The VCF file and shifted-back VCF file are then merged using Picatd MergeVcfs. Additionally, VCF stats files generated by Mutect2 are merged using gatk MergeMutectStats.
Postprocessing
The raw variant calls are postprocessed, applying several filters to remove potential false positive calls and normalizing variant calls to achieve standardized representation.
The initial filtering phase includes filtering variants based on multiple specified parameters using gatk FilterMutectCalls tool specifically designed for filtering of raw Mutect2 calls. Optionally, the variants are filtered based on estimated contamination level. To estimate the level of contamination in mitochondrial DNA sample, we utilize haplocheck.
The next level of filters eliminates common artifacts, i.e. variants overlapping known artifact-prone mitochondrial sites. Finally, an optional last filtering phase involves filering out potential NuMTs based on median autosomal coverage using gatk NuMTFilterTool. The median autosomal coverage can be estimated from input WGS BAM using Picard CollectWgsmetrics.
The normalization of variant calls includes left alignment and splitting multi-allelic sites using gatk LeftAlignAndTrimVariants.
Calculating coverage
The per-base coverage is calculated using mosdepth from canonical and shifted alignments. The resulting per-base coverage is produced by combining coverage from non-control region (canonical alignment) and control region (shifted alignment).
Annotation
The postprocessed variants are annotated with functional effects using SnpEff and additional information:
conservation scores (PhyloP100way and PhastCons100way)
population frequencies (gnomAD)
in-silico pathogenicity predictions (SIFT, MitoTIP and PON-mt-tRNA)
Additionally the variants are annotated as heteroplasmic (0/1 genotype) or homoplasmic (1/1 genotype) based on specified treshold.
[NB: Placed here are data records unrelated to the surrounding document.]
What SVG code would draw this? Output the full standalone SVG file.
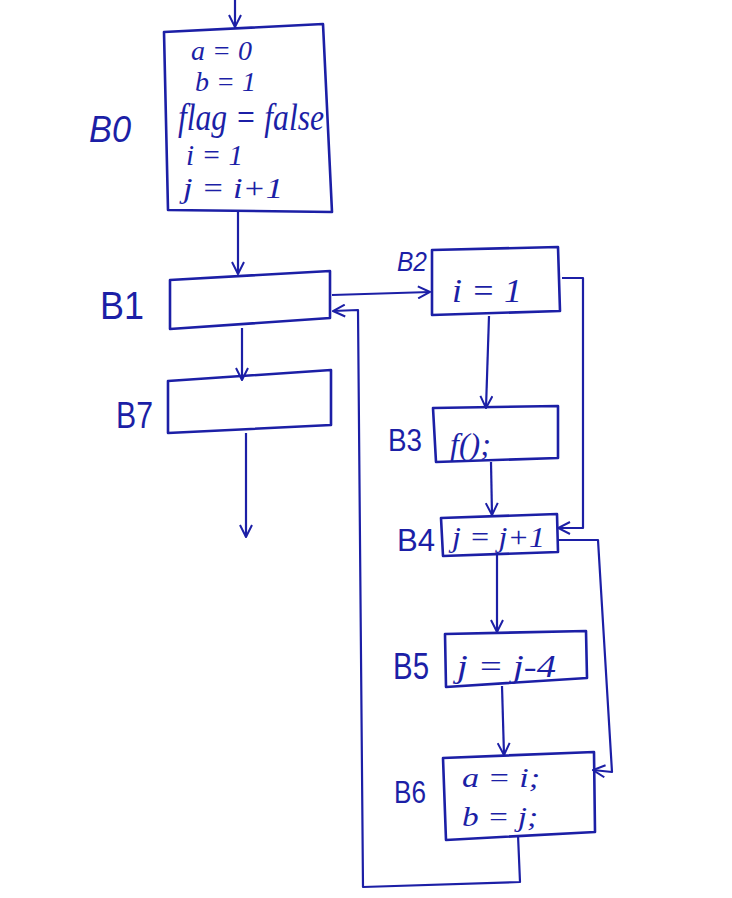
<svg xmlns="http://www.w3.org/2000/svg" width="732" height="898" viewBox="0 0 732 898">
<style>
.bx{fill:none;stroke:#1c1fa6;stroke-width:2.6;stroke-linejoin:round}
.ln{fill:none;stroke:#1c1fa6;stroke-width:2.2;stroke-linejoin:round}
.lbl{font-family:"Liberation Sans",sans-serif;fill:#1c1fa6}
.code{font-family:"Liberation Serif",serif;font-style:italic;fill:#1c1fa6}
</style>
<defs>
<marker id="arr" viewBox="0 0 14 14" refX="13" refY="7" markerWidth="14" markerHeight="14" orient="auto" markerUnits="userSpaceOnUse">
<path d="M1,1 L13,7 L1,13" fill="none" stroke="#1c1fa6" stroke-width="2"/>
</marker>
</defs>
<rect width="732" height="898" fill="#ffffff"/>
<g id="connectors">
<path class="ln" d="M235,0 L235,27" marker-end="url(#arr)"/>
<path class="ln" d="M238,212 L238,274" marker-end="url(#arr)"/>
<path class="ln" d="M242,328 L242,380" marker-end="url(#arr)"/>
<path class="ln" d="M246,433 L246,537" marker-end="url(#arr)"/>
<path class="ln" d="M332,295 L430,292" marker-end="url(#arr)"/>
<path class="ln" d="M518,835 L520,882 L363,887 L358,310 L333,311" marker-end="url(#arr)"/>
<path class="ln" d="M489,316 L486,408" marker-end="url(#arr)"/>
<path class="ln" d="M562,278 L583,278 L583,528 L558,528" marker-end="url(#arr)"/>
<path class="ln" d="M491,462 L492,515" marker-end="url(#arr)"/>
<path class="ln" d="M558,540 L598,540 L612,772 L593,770" marker-end="url(#arr)"/>
<path class="ln" d="M497,555 L497,632" marker-end="url(#arr)"/>
<path class="ln" d="M502,686 L504,755" marker-end="url(#arr)"/>
</g>
<g id="B0">
<path class="bx" d="M164,32 L323,24 L332,212 L168,210 Z"/>
<text class="lbl" x="89" y="142" style="font-size:36px;font-style:italic" textLength="42" lengthAdjust="spacingAndGlyphs">B0</text>
<text class="code" x="191" y="60" style="font-size:28px">a = 0</text>
<text class="code" x="195" y="91" style="font-size:28px">b = 1</text>
<text class="code" x="178" y="130" style="font-size:37px" textLength="146" lengthAdjust="spacingAndGlyphs">flag = false</text>
<text class="code" x="186" y="165" style="font-size:30px" textLength="57" lengthAdjust="spacingAndGlyphs">i = 1</text>
<text class="code" x="183" y="198" style="font-size:30px" textLength="100" lengthAdjust="spacingAndGlyphs">j = i+1</text>
</g>
<g id="B1">
<path class="bx" d="M170,280 L330,271 L330,318 L170,329 Z"/>
<text class="lbl" x="100" y="319" style="font-size:38px" textLength="44" lengthAdjust="spacingAndGlyphs">B1</text>
</g>
<g id="B7">
<path class="bx" d="M168,381 L331,370 L331,425 L168,433 Z"/>
<text class="lbl" x="116" y="428" style="font-size:36px" textLength="37" lengthAdjust="spacingAndGlyphs">B7</text>
</g>
<g id="B2">
<path class="bx" d="M432,250 L558,247 L560,311 L432,315 Z"/>
<text class="lbl" x="397" y="271" style="font-size:28px;font-style:italic" textLength="30" lengthAdjust="spacingAndGlyphs">B2</text>
<text class="code" x="452" y="302" style="font-size:34px" textLength="70" lengthAdjust="spacingAndGlyphs">i = 1</text>
</g>
<g id="B3">
<path class="bx" d="M433,408 L558,406 L558,458 L436,462 Z"/>
<text class="lbl" x="388" y="451" style="font-size:32px" textLength="34" lengthAdjust="spacingAndGlyphs">B3</text>
<text class="code" x="450" y="455" style="font-size:32px">f();</text>
</g>
<g id="B4">
<path class="bx" d="M441,518 L557,514 L558,552 L443,556 Z"/>
<text class="lbl" x="397" y="551" style="font-size:32px" textLength="38" lengthAdjust="spacingAndGlyphs">B4</text>
<text class="code" x="452" y="547" style="font-size:30px" textLength="93" lengthAdjust="spacingAndGlyphs">j = j+1</text>
</g>
<g id="B5">
<path class="bx" d="M445,634 L586,631 L587,678 L446,687 Z"/>
<text class="lbl" x="393" y="679" style="font-size:36px" textLength="36" lengthAdjust="spacingAndGlyphs">B5</text>
<text class="code" x="457" y="677" style="font-size:32px" textLength="99" lengthAdjust="spacingAndGlyphs">j = j-4</text>
</g>
<g id="B6">
<path class="bx" d="M443,758 L594,752 L595,832 L446,840 Z"/>
<text class="lbl" x="394" y="803" style="font-size:32px" textLength="32" lengthAdjust="spacingAndGlyphs">B6</text>
<text class="code" x="462" y="787" style="font-size:28px" textLength="78" lengthAdjust="spacingAndGlyphs">a = i;</text>
<text class="code" x="462" y="826" style="font-size:28px" textLength="76" lengthAdjust="spacingAndGlyphs">b = j;</text>
</g>
</svg>
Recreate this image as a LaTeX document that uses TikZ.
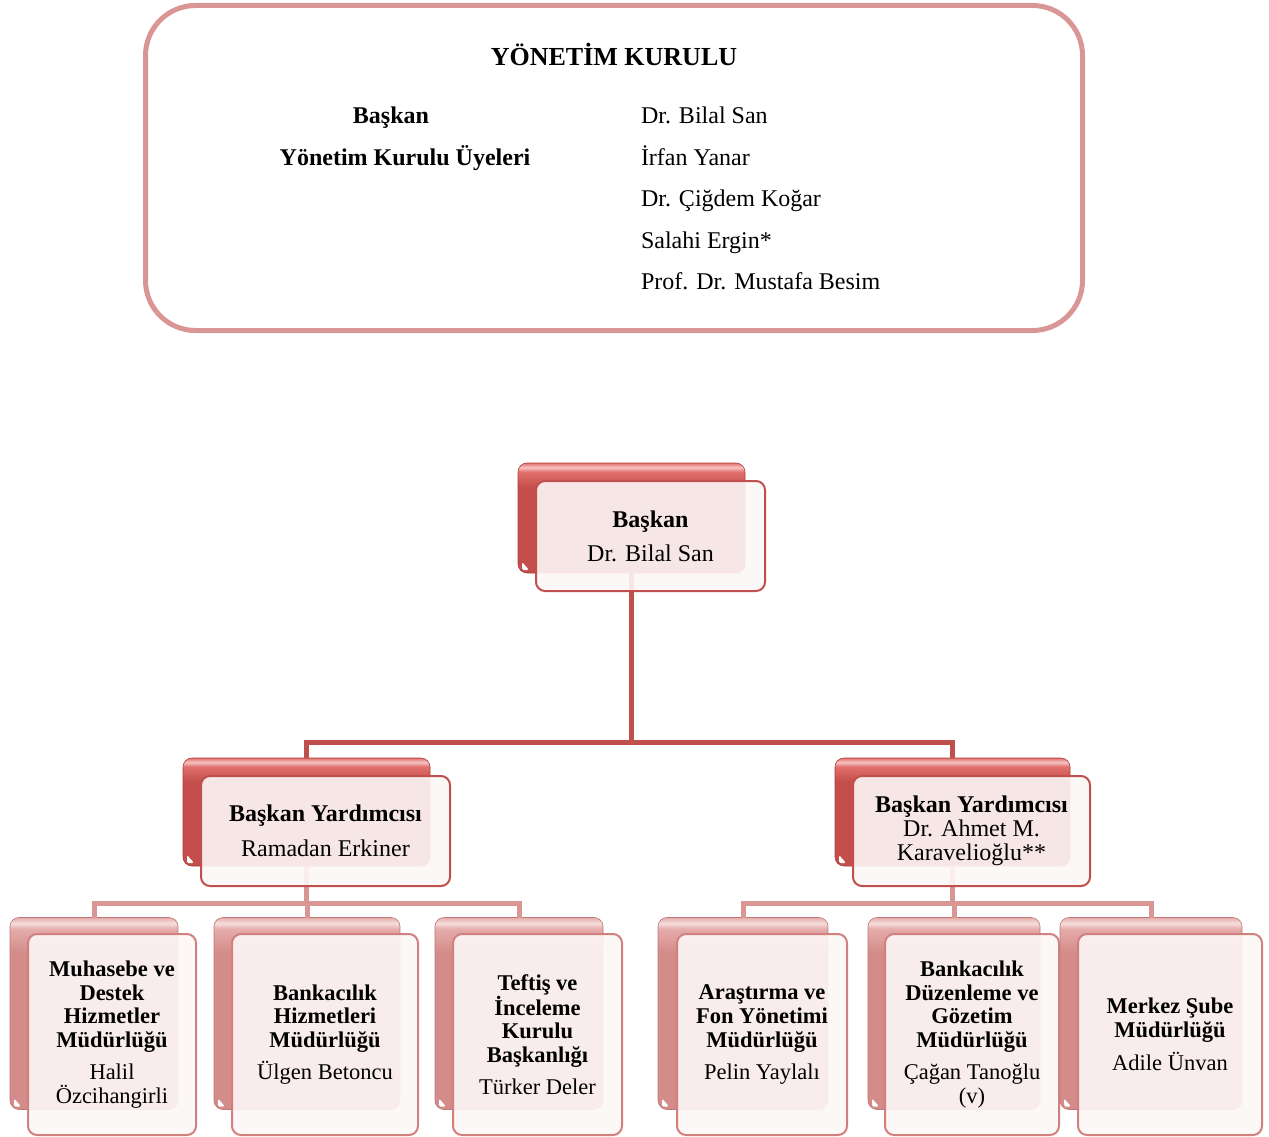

The annotations are exported to human-readable CSV format. See Outputs section for description of individual annotation fields.
Visualization
An interactive HTML visualization of variants is created, visualizing variants at their positions within mitochondrial genome. The calculated coverage is included in the plot.
Identifying haplogroups
The haplogroup of the sample is identified based on detected variants using haplogrep3.